§ **REQUIRED WORK**
Reproduce the listing below word for word, with no pictures.
----------
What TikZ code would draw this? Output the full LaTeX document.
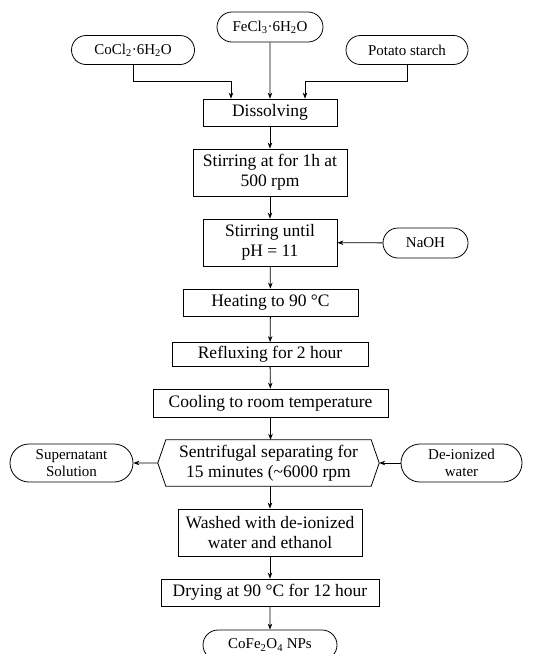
\documentclass[tikz,border=0pt]{standalone}
\usepackage{fontspec}
\setmainfont{Liberation Serif}
\usetikzlibrary{shapes.misc,arrows.meta}
\begin{document}
\begin{tikzpicture}[x=1pt,y=-1pt]
\tikzset{boite/.style={draw, line width=0.8pt, align=center, inner sep=0pt, font=\fontsize{17.5}{20}\selectfont},
  ovale/.style={draw, line width=0.8pt, rounded rectangle, align=center, inner sep=0pt, font=\fontsize{15}{17}\selectfont},
  fleche/.style={line width=0.8pt, -{Stealth[length=6pt,width=4.5pt]}}}
\useasboundingbox (0,0) rectangle (539,654);
% inputs
\node[ovale, minimum width=106, minimum height=30] (Fe) at (270,27) {FeCl\textsubscript{3}·6H\textsubscript{2}O};
\node[ovale, minimum width=123, minimum height=29] (Co) at (133,50) {CoCl\textsubscript{2}·6H\textsubscript{2}O};
\node[ovale, minimum width=122, minimum height=29] (Po) at (407,50) {Potato starch};
% main steps
\node[boite, minimum width=134, minimum height=27] (Di) at (270,112.5) {Dissolving};
\node[boite, minimum width=154, minimum height=47] (S1) at (270,172.5) {Stirring at for 1h at\\500 rpm};
\node[boite, minimum width=134, minimum height=47] (S2) at (270,242.5) {Stirring until\\pH = 11};
\node[ovale, minimum width=85, minimum height=30] (Na) at (425.5,243) {NaOH};
\node[boite, minimum width=175, minimum height=27] (He) at (270.5,302.5) {Heating to 90 °C};
\node[boite, minimum width=196, minimum height=24] (Re) at (270,354.5) {Refluxing for 2 hour};
\node[boite, minimum width=235, minimum height=28] (Cl) at (270.5,403) {Cooling to room temperature};
\node[align=center, inner sep=0pt, font=\fontsize{17.5}{20}\selectfont, minimum width=205, minimum height=46] (Se) at (268.5,463) {Sentrifugal separating for\\15 minutes (\textasciitilde 6000 rpm};
\coordinate (SeL) at ([xshift=-8pt]Se.west);
\coordinate (SeR) at ([xshift=8pt]Se.east);
\draw[line width=0.8pt] (Se.north west) -- (Se.north east) -- (SeR) -- (Se.south east) -- (Se.south west) -- (SeL) -- cycle;
\node[ovale, minimum width=123, minimum height=38] (Su) at (71.5,463) {Supernatant\\Solution};
\node[ovale, minimum width=121, minimum height=38] (Dw) at (461.5,463) {De-ionized\\water};
\node[boite, minimum width=184, minimum height=47] (Wa) at (270,532.5) {Washed with de-ionized\\water and ethanol};
\node[boite, minimum width=218, minimum height=27] (Dr) at (270,592.5) {Drying at 90 °C for 12 hour};
\node[ovale, minimum width=134, minimum height=30] (Np) at (270,645) {CoFe\textsubscript{2}O\textsubscript{4} NPs};
% connectors
\draw[fleche] (Fe) -- (Di);
\draw[fleche] (Co.south) -- ++(0,16.5) -| ([xshift=-39pt]Di.north);
\draw[fleche] (Po.south) -- ++(0,16.5) -| ([xshift=35pt]Di.north);
\draw[fleche] (Di) -- (S1);
\draw[fleche] (S1) -- (S2);
\draw[fleche] (Na) -- (S2);
\draw[fleche] (S2) -- (He);
\draw[fleche] (He) -- (Re);
\draw[fleche] (Re) -- (Cl);
\draw[fleche] (Cl.south) -- (Cl.south |- Se.north);
\draw[fleche] (SeL) -- (Su);
\draw[fleche] (Dw) -- (SeR);
\draw[fleche] (Se.south -| Wa.north) -- (Wa);
\draw[fleche] (Wa) -- (Dr);
\draw[fleche] (Dr) -- (Np);
\end{tikzpicture}
\end{document}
----------
§ **THE COMPLETED TASK**
What TikZ code would draw this? Output the full LaTeX document.
\documentclass[tikz,border=0pt]{standalone}
\usepackage{fontspec}
\setmainfont{Liberation Serif}
\usetikzlibrary{shapes.misc,arrows.meta}
\begin{document}
\begin{tikzpicture}[x=1pt,y=-1pt]
\tikzset{boite/.style={draw, line width=0.8pt, align=center, inner sep=0pt, font=\fontsize{17.5}{20}\selectfont},
  ovale/.style={draw, line width=0.8pt, rounded rectangle, align=center, inner sep=0pt, font=\fontsize{15}{17}\selectfont},
  fleche/.style={line width=0.8pt, -{Stealth[length=6pt,width=4.5pt]}}}
\useasboundingbox (0,0) rectangle (539,654);
% inputs
\node[ovale, minimum width=106, minimum height=30] (Fe) at (270,27) {FeCl\textsubscript{3}·6H\textsubscript{2}O};
\node[ovale, minimum width=123, minimum height=29] (Co) at (133,50) {CoCl\textsubscript{2}·6H\textsubscript{2}O};
\node[ovale, minimum width=122, minimum height=29] (Po) at (407,50) {Potato starch};
% main steps
\node[boite, minimum width=134, minimum height=27] (Di) at (270,112.5) {Dissolving};
\node[boite, minimum width=154, minimum height=47] (S1) at (270,172.5) {Stirring at for 1h at\\500 rpm};
\node[boite, minimum width=134, minimum height=47] (S2) at (270,242.5) {Stirring until\\pH = 11};
\node[ovale, minimum width=85, minimum height=30] (Na) at (425.5,243) {NaOH};
\node[boite, minimum width=175, minimum height=27] (He) at (270.5,302.5) {Heating to 90 °C};
\node[boite, minimum width=196, minimum height=24] (Re) at (270,354.5) {Refluxing for 2 hour};
\node[boite, minimum width=235, minimum height=28] (Cl) at (270.5,403) {Cooling to room temperature};
\node[align=center, inner sep=0pt, font=\fontsize{17.5}{20}\selectfont, minimum width=205, minimum height=46] (Se) at (268.5,463) {Sentrifugal separating for\\15 minutes (\textasciitilde 6000 rpm};
\coordinate (SeL) at ([xshift=-8pt]Se.west);
\coordinate (SeR) at ([xshift=8pt]Se.east);
\draw[line width=0.8pt] (Se.north west) -- (Se.north east) -- (SeR) -- (Se.south east) -- (Se.south west) -- (SeL) -- cycle;
\node[ovale, minimum width=123, minimum height=38] (Su) at (71.5,463) {Supernatant\\Solution};
\node[ovale, minimum width=121, minimum height=38] (Dw) at (461.5,463) {De-ionized\\water};
\node[boite, minimum width=184, minimum height=47] (Wa) at (270,532.5) {Washed with de-ionized\\water and ethanol};
\node[boite, minimum width=218, minimum height=27] (Dr) at (270,592.5) {Drying at 90 °C for 12 hour};
\node[ovale, minimum width=134, minimum height=30] (Np) at (270,645) {CoFe\textsubscript{2}O\textsubscript{4} NPs};
% connectors
\draw[fleche] (Fe) -- (Di);
\draw[fleche] (Co.south) -- ++(0,16.5) -| ([xshift=-39pt]Di.north);
\draw[fleche] (Po.south) -- ++(0,16.5) -| ([xshift=35pt]Di.north);
\draw[fleche] (Di) -- (S1);
\draw[fleche] (S1) -- (S2);
\draw[fleche] (Na) -- (S2);
\draw[fleche] (S2) -- (He);
\draw[fleche] (He) -- (Re);
\draw[fleche] (Re) -- (Cl);
\draw[fleche] (Cl.south) -- (Cl.south |- Se.north);
\draw[fleche] (SeL) -- (Su);
\draw[fleche] (Dw) -- (SeR);
\draw[fleche] (Se.south -| Wa.north) -- (Wa);
\draw[fleche] (Wa) -- (Dr);
\draw[fleche] (Dr) -- (Np);
\end{tikzpicture}
\end{document}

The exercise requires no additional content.